Angie started a new job today.

Tonight Angie came home too tired to explain her complicated schedule. Working in a salon, I imagine there’ll be many more days like today where, other than for her dropping Henry off at school, our roles are pretty much reversed.

It was a fine day. Henry is at his best one-on-one – or on his best behavior anyway. When there’s three of us (me, his mom and his grandpa) hovering around, he acts up more.

But I wasn’t sorry Angie was too tired to go over her schedule with me. It’s been storming all night – one of those on again, off again storms that make you think it’s letting up just before the thunder resounds again and the rain goes from a quiet pitter-patter to a chorus that rumbles.

It’s been dark since 6:00 and I was in the throws of tricking Henry into an early bedtime when Angie got home, ready for bed herself, and I ran out here to the cabin.

I’ve realized that for years I’ve “run” for my time. A three month reprieve in which I got used to not doing that ought to mean something now, and I have hopes of not getting myself frantic again. That doesn’t mean I won’t come to the cabin, or even run when a busy day is through, but I’m willing to give enjoying where I am and what I’m doing a try. Then it’s a different kind of running.

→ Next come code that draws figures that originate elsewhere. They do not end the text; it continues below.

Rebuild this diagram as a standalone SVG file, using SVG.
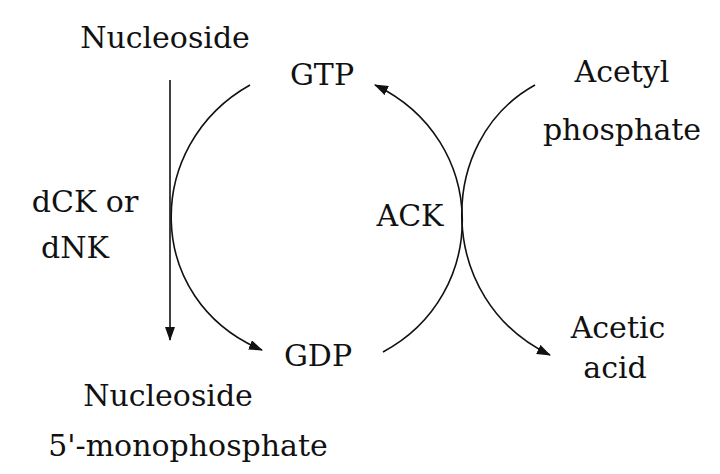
<svg xmlns="http://www.w3.org/2000/svg" width="720" height="474" viewBox="0 0 720 474">
<style>
text{font-family:"DejaVu Serif","Liberation Serif",serif;font-size:30px;fill:#111;text-anchor:middle}
.c{fill:none;stroke:#111;stroke-width:1.6}
</style>
<defs>
<marker id="a" markerWidth="14" markerHeight="10" refX="13" refY="5" orient="auto" markerUnits="userSpaceOnUse">
<path d="M0,0 L14,5 L0,10 Z" fill="#111"/>
</marker>
</defs>
<rect width="720" height="474" fill="#fff"/>
<g id="connectors">
<path class="c" d="M170,80 L170,340" marker-end="url(#a)"/>
<path class="c" d="M250,85 C143,145 143,300 262,350" marker-end="url(#a)"/>
<path class="c" d="M383,352 C490,295 490,140 375,85" marker-end="url(#a)"/>
<path class="c" d="M535,85 C435,140 435,300 550,355" marker-end="url(#a)"/>
</g>
<g id="nucleoside"><text x="165" y="48">Nucleoside</text></g>
<g id="gtp"><text x="322" y="85">GTP</text></g>
<g id="acetylphosphate"><text x="622" y="82">Acetyl</text><text x="622" y="140">phosphate</text></g>
<g id="dck"><text x="85" y="212">dCK or</text><text x="75" y="258">dNK</text></g>
<g id="ack"><text x="410" y="226">ACK</text></g>
<g id="aceticacid"><text x="618" y="338">Acetic</text><text x="615" y="378">acid</text></g>
<g id="gdp"><text x="318" y="366">GDP</text></g>
<g id="nmp"><text x="168" y="406">Nucleoside</text><text x="188" y="456">5'-monophosphate</text></g>
</svg>
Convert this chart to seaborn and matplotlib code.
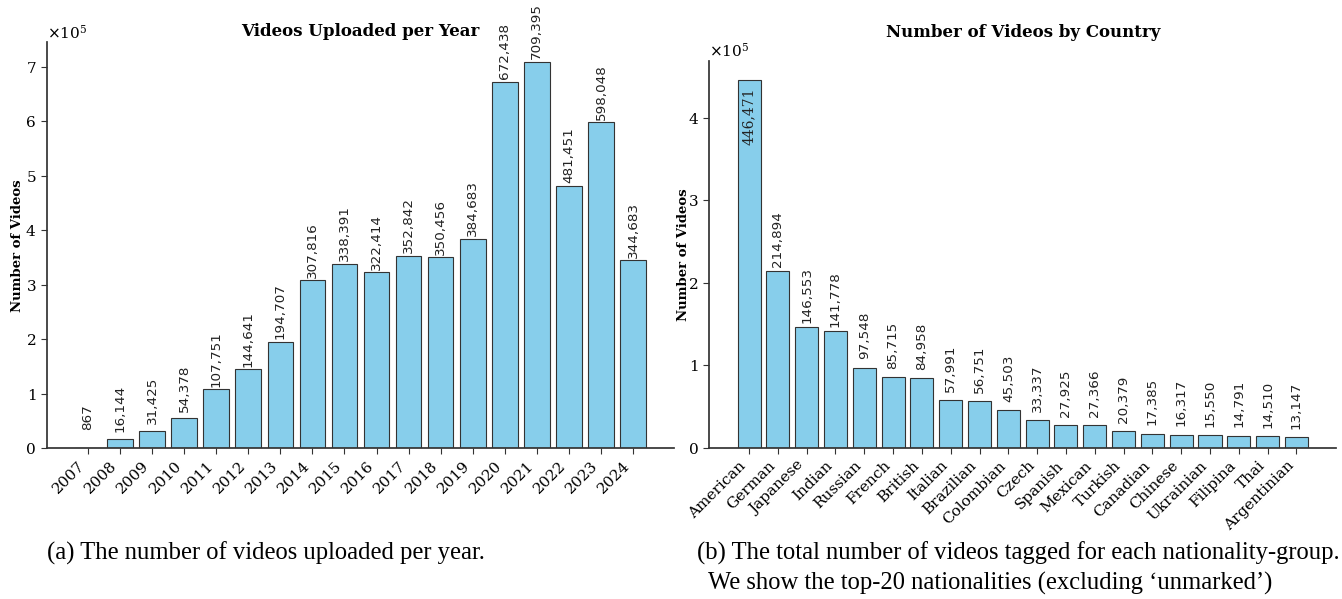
import numpy as np
import pandas as pd
import matplotlib
matplotlib.use("Agg")
import matplotlib.pyplot as plt
import seaborn as sns

# Videos uploaded per year
years = ["2007", "2008", "2009", "2010", "2011", "2012", "2013", "2014", "2015",
         "2016", "2017", "2018", "2019", "2020", "2021", "2022", "2023", "2024"]
year_counts = [867, 16144, 31425, 54378, 107751, 144641, 194707, 307816, 338391,
               322414, 352842, 350456, 384683, 672438, 709395, 481451, 598048, 344683]

# Top-20 nationality groups
countries = ["American", "German", "Japanese", "Indian", "Russian", "French", "British",
             "Italian", "Brazilian", "Colombian", "Czech", "Spanish", "Mexican", "Turkish",
             "Canadian", "Chinese", "Ukrainian", "Filipina", "Thai", "Argentinian"]
country_counts = [446471, 214894, 146553, 141778, 97548, 85715, 84958, 57991, 56751,
                  45503, 33337, 27925, 27366, 20379, 17385, 16317, 15550, 14791, 14510, 13147]

sns.set_theme(style="ticks")
plt.rcParams["font.family"] = ["DejaVu Serif"]
plt.rcParams["text.color"] = "black"
plt.rcParams["axes.labelcolor"] = "black"
plt.rcParams["axes.titlecolor"] = "black"
plt.rcParams["axes.edgecolor"] = "#333333"
plt.rcParams["xtick.color"] = "#333333"
plt.rcParams["ytick.color"] = "#333333"
plt.rcParams["xtick.labelcolor"] = "black"
plt.rcParams["ytick.labelcolor"] = "black"

BAR = "#87CEEB"
EDGE = "#333333"

fig = plt.figure(figsize=(13.42, 5.99), dpi=100)
ax1 = fig.add_axes([0.03472, 0.2521, 0.4678, 0.6770])
ax2 = fig.add_axes([0.5283, 0.2521, 0.4676, 0.6457])


def draw(ax, cats, vals, title, title_pad, label_pad):
    df = pd.DataFrame({"cat": cats, "val": vals})
    sns.barplot(data=df, x="cat", y="val", color=BAR, saturation=1, width=0.8,
                edgecolor=EDGE, linewidth=0.8, ax=ax)
    n = len(cats)
    m = 0.4 + 0.05 * (n - 1 + 0.8)
    ax.set_xlim(-m, n - 1 + m)
    ax.set_ylim(0, max(vals) * 1.05)
    ax.ticklabel_format(axis="y", style="sci", scilimits=(0, 0), useMathText=True)
    ax.yaxis.get_offset_text().set_fontsize(11)
    ax.set_title(title, fontsize=12, fontweight="bold", pad=title_pad)
    ax.set_xlabel("")
    ax.set_ylabel("Number of Videos", fontsize=9.5, fontweight="bold", labelpad=label_pad)
    ax.tick_params(axis="x", labelsize=11, length=4, width=0.8)
    ax.tick_params(axis="y", labelsize=11, length=4, width=0.8)
    plt.setp(ax.get_xticklabels(), rotation=45, ha="right")
    sns.despine(ax=ax)


def value_labels(ax, vals, lift, skip_first=False):
    # rotated counts centred a fixed distance above each bar
    for i, v in enumerate(vals):
        if skip_first and i == 0:
            continue
        ax.annotate(f"{v:,}", xy=(i, v), xytext=(0, lift), textcoords="offset points",
                    rotation=90, ha="center", va="center", fontsize=9.7,
                    family="DejaVu Sans", color="#222222")


draw(ax1, years, year_counts, "Videos Uploaded per Year", 4.5, 0.5)
draw(ax2, countries, country_counts, "Number of Videos by Country", 17.5, -2)

value_labels(ax1, year_counts, 22.0)
value_labels(ax2, country_counts, 23.0, skip_first=True)
ax2.annotate(f"{country_counts[0]:,}", xy=(0, country_counts[0]), xytext=(0, -6),
             textcoords="offset points", rotation=90, ha="center", va="top",
             fontsize=10, color="#222222")

cap = dict(family="Liberation Serif", fontsize=17.7, va="center", ha="left", color="black")
fig.text(47 / 1342, 1 - 553 / 599, "(a) The number of videos uploaded per year.", **cap)
fig.text(697 / 1342, 1 - 553 / 599,
         "(b) The total number of videos tagged for each nationality-group.", **cap)
fig.text(708 / 1342, 1 - 583 / 599,
         "We show the top-20 nationalities (excluding \u2018unmarked\u2019)", **cap)

fig.savefig("out.png", dpi=100)
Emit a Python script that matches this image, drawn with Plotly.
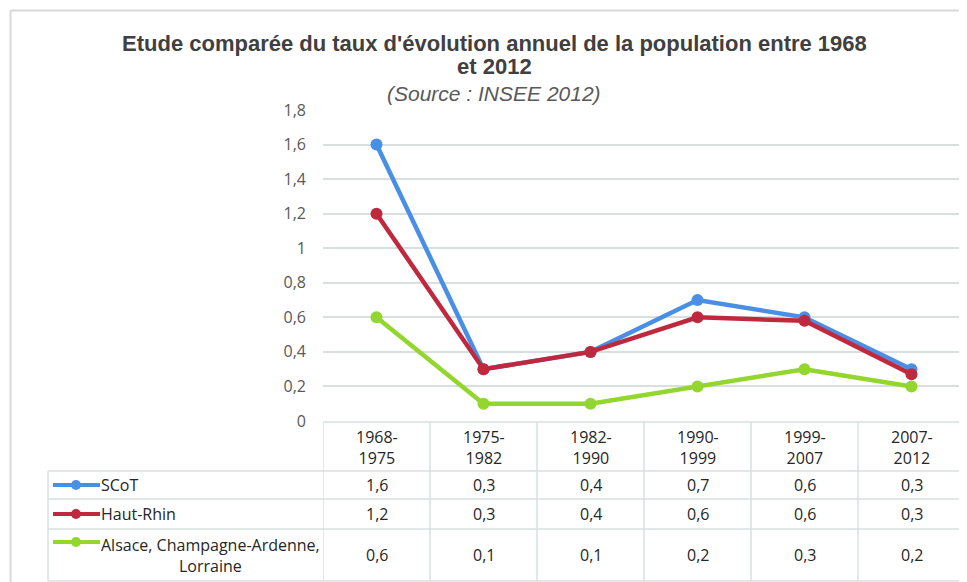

It's still a little like the storm though. I might not have thought of it if the weather hadn't provided the impetus. It just seems to be the way life is. Right when you think things are letting up on you, the winds of change come around again.

This time, I’m telling myself I have a choice. If the childcare gets to be too much for me, I’ll let it be known. It’s really hard to love a child this much and still not want to be as tied to him as a parent.

I’ve gotten my first taste of grandparenting, I guess…and maybe the first taste of self-care I’ve had in a while. It’s been delicious.